◆ **PROBLEM DETAILS**:
Repeat the data word for word. Do not include the pictures.

◆ **PROVIDED DATA**:
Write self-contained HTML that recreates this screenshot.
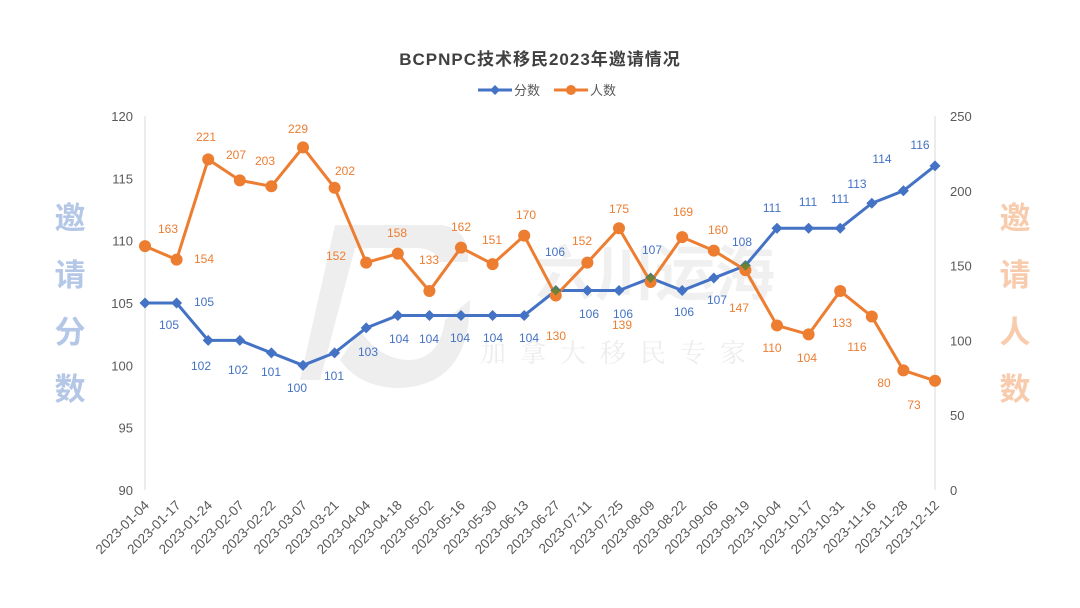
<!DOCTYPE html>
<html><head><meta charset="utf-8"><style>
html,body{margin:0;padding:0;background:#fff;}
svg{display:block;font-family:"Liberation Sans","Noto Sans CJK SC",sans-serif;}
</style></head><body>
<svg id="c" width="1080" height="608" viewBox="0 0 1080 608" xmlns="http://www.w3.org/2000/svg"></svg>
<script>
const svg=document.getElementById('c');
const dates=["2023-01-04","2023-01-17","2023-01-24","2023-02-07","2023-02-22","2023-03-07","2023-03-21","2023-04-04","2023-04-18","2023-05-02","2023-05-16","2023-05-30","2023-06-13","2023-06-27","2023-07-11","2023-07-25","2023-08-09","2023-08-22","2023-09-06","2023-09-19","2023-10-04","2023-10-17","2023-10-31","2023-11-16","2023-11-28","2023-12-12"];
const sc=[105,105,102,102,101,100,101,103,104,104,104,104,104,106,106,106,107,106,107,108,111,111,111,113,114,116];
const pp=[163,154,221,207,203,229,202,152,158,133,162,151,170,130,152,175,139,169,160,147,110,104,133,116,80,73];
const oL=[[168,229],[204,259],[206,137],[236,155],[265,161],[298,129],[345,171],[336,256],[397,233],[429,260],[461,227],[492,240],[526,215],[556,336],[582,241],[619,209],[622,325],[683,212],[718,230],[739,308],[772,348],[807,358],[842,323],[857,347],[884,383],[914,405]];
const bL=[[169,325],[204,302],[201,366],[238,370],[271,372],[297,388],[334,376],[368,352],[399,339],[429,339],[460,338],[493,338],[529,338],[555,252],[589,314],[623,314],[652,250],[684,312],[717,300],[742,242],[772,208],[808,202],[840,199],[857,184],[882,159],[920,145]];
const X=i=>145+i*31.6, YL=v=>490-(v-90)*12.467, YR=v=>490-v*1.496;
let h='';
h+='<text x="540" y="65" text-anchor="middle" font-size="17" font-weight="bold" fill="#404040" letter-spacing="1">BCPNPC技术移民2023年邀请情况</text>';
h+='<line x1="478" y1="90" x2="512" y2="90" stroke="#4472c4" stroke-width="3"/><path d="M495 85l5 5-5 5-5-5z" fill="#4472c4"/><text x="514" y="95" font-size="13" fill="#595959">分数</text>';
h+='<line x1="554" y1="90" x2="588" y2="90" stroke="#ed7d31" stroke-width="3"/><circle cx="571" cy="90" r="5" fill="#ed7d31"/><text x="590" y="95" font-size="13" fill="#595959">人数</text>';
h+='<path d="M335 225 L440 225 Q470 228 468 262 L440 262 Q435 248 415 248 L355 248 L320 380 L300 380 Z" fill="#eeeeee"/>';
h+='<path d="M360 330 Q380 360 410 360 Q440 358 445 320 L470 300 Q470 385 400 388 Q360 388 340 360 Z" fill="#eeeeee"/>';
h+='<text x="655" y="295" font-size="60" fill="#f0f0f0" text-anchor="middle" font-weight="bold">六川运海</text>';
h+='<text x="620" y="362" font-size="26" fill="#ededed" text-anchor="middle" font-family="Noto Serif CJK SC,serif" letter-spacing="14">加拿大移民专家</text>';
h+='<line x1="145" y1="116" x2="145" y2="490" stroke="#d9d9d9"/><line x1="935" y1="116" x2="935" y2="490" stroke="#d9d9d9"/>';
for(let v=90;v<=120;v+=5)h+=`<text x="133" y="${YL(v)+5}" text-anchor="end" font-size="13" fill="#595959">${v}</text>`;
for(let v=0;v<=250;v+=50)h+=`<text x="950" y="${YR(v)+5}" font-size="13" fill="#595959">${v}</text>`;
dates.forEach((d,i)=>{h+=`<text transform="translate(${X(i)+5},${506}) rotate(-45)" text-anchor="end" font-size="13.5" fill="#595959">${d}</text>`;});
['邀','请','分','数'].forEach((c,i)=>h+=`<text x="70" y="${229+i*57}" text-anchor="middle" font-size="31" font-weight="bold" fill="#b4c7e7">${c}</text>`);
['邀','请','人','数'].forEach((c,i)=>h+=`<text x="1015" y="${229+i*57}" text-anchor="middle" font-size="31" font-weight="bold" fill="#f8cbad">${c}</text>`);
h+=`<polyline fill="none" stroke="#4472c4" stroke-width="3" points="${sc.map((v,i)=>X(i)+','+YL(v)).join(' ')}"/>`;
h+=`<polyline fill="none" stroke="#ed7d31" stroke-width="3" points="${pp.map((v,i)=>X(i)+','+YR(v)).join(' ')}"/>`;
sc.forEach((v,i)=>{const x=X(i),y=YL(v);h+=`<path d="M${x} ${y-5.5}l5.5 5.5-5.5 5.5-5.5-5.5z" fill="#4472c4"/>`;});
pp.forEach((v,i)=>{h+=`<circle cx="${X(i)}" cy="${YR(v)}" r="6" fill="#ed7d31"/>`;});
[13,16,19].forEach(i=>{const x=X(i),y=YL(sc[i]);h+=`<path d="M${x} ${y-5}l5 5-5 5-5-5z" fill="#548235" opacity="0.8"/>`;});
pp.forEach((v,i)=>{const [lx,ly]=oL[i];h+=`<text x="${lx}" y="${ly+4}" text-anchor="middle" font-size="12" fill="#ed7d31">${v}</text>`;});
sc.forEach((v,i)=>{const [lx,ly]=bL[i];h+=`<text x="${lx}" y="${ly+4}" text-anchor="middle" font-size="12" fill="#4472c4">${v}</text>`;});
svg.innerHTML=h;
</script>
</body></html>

◆ **RIGHT ANSWER**:
Write self-contained HTML that recreates this screenshot.
<!DOCTYPE html>
<html><head><meta charset="utf-8"><style>
html,body{margin:0;padding:0;background:#fff;}
svg{display:block;font-family:"Liberation Sans","Noto Sans CJK SC",sans-serif;}
</style></head><body>
<svg id="c" width="1080" height="608" viewBox="0 0 1080 608" xmlns="http://www.w3.org/2000/svg"></svg>
<script>
const svg=document.getElementById('c');
const dates=["2023-01-04","2023-01-17","2023-01-24","2023-02-07","2023-02-22","2023-03-07","2023-03-21","2023-04-04","2023-04-18","2023-05-02","2023-05-16","2023-05-30","2023-06-13","2023-06-27","2023-07-11","2023-07-25","2023-08-09","2023-08-22","2023-09-06","2023-09-19","2023-10-04","2023-10-17","2023-10-31","2023-11-16","2023-11-28","2023-12-12"];
const sc=[105,105,102,102,101,100,101,103,104,104,104,104,104,106,106,106,107,106,107,108,111,111,111,113,114,116];
const pp=[163,154,221,207,203,229,202,152,158,133,162,151,170,130,152,175,139,169,160,147,110,104,133,116,80,73];
const oL=[[168,229],[204,259],[206,137],[236,155],[265,161],[298,129],[345,171],[336,256],[397,233],[429,260],[461,227],[492,240],[526,215],[556,336],[582,241],[619,209],[622,325],[683,212],[718,230],[739,308],[772,348],[807,358],[842,323],[857,347],[884,383],[914,405]];
const bL=[[169,325],[204,302],[201,366],[238,370],[271,372],[297,388],[334,376],[368,352],[399,339],[429,339],[460,338],[493,338],[529,338],[555,252],[589,314],[623,314],[652,250],[684,312],[717,300],[742,242],[772,208],[808,202],[840,199],[857,184],[882,159],[920,145]];
const X=i=>145+i*31.6, YL=v=>490-(v-90)*12.467, YR=v=>490-v*1.496;
let h='';
h+='<text x="540" y="65" text-anchor="middle" font-size="17" font-weight="bold" fill="#404040" letter-spacing="1">BCPNPC技术移民2023年邀请情况</text>';
h+='<line x1="478" y1="90" x2="512" y2="90" stroke="#4472c4" stroke-width="3"/><path d="M495 85l5 5-5 5-5-5z" fill="#4472c4"/><text x="514" y="95" font-size="13" fill="#595959">分数</text>';
h+='<line x1="554" y1="90" x2="588" y2="90" stroke="#ed7d31" stroke-width="3"/><circle cx="571" cy="90" r="5" fill="#ed7d31"/><text x="590" y="95" font-size="13" fill="#595959">人数</text>';
h+='<path d="M335 225 L440 225 Q470 228 468 262 L440 262 Q435 248 415 248 L355 248 L320 380 L300 380 Z" fill="#eeeeee"/>';
h+='<path d="M360 330 Q380 360 410 360 Q440 358 445 320 L470 300 Q470 385 400 388 Q360 388 340 360 Z" fill="#eeeeee"/>';
h+='<text x="655" y="295" font-size="60" fill="#f0f0f0" text-anchor="middle" font-weight="bold">六川运海</text>';
h+='<text x="620" y="362" font-size="26" fill="#ededed" text-anchor="middle" font-family="Noto Serif CJK SC,serif" letter-spacing="14">加拿大移民专家</text>';
h+='<line x1="145" y1="116" x2="145" y2="490" stroke="#d9d9d9"/><line x1="935" y1="116" x2="935" y2="490" stroke="#d9d9d9"/>';
for(let v=90;v<=120;v+=5)h+=`<text x="133" y="${YL(v)+5}" text-anchor="end" font-size="13" fill="#595959">${v}</text>`;
for(let v=0;v<=250;v+=50)h+=`<text x="950" y="${YR(v)+5}" font-size="13" fill="#595959">${v}</text>`;
dates.forEach((d,i)=>{h+=`<text transform="translate(${X(i)+5},${506}) rotate(-45)" text-anchor="end" font-size="13.5" fill="#595959">${d}</text>`;});
['邀','请','分','数'].forEach((c,i)=>h+=`<text x="70" y="${229+i*57}" text-anchor="middle" font-size="31" font-weight="bold" fill="#b4c7e7">${c}</text>`);
['邀','请','人','数'].forEach((c,i)=>h+=`<text x="1015" y="${229+i*57}" text-anchor="middle" font-size="31" font-weight="bold" fill="#f8cbad">${c}</text>`);
h+=`<polyline fill="none" stroke="#4472c4" stroke-width="3" points="${sc.map((v,i)=>X(i)+','+YL(v)).join(' ')}"/>`;
h+=`<polyline fill="none" stroke="#ed7d31" stroke-width="3" points="${pp.map((v,i)=>X(i)+','+YR(v)).join(' ')}"/>`;
sc.forEach((v,i)=>{const x=X(i),y=YL(v);h+=`<path d="M${x} ${y-5.5}l5.5 5.5-5.5 5.5-5.5-5.5z" fill="#4472c4"/>`;});
pp.forEach((v,i)=>{h+=`<circle cx="${X(i)}" cy="${YR(v)}" r="6" fill="#ed7d31"/>`;});
[13,16,19].forEach(i=>{const x=X(i),y=YL(sc[i]);h+=`<path d="M${x} ${y-5}l5 5-5 5-5-5z" fill="#548235" opacity="0.8"/>`;});
pp.forEach((v,i)=>{const [lx,ly]=oL[i];h+=`<text x="${lx}" y="${ly+4}" text-anchor="middle" font-size="12" fill="#ed7d31">${v}</text>`;});
sc.forEach((v,i)=>{const [lx,ly]=bL[i];h+=`<text x="${lx}" y="${ly+4}" text-anchor="middle" font-size="12" fill="#4472c4">${v}</text>`;});
svg.innerHTML=h;
</script>
</body></html>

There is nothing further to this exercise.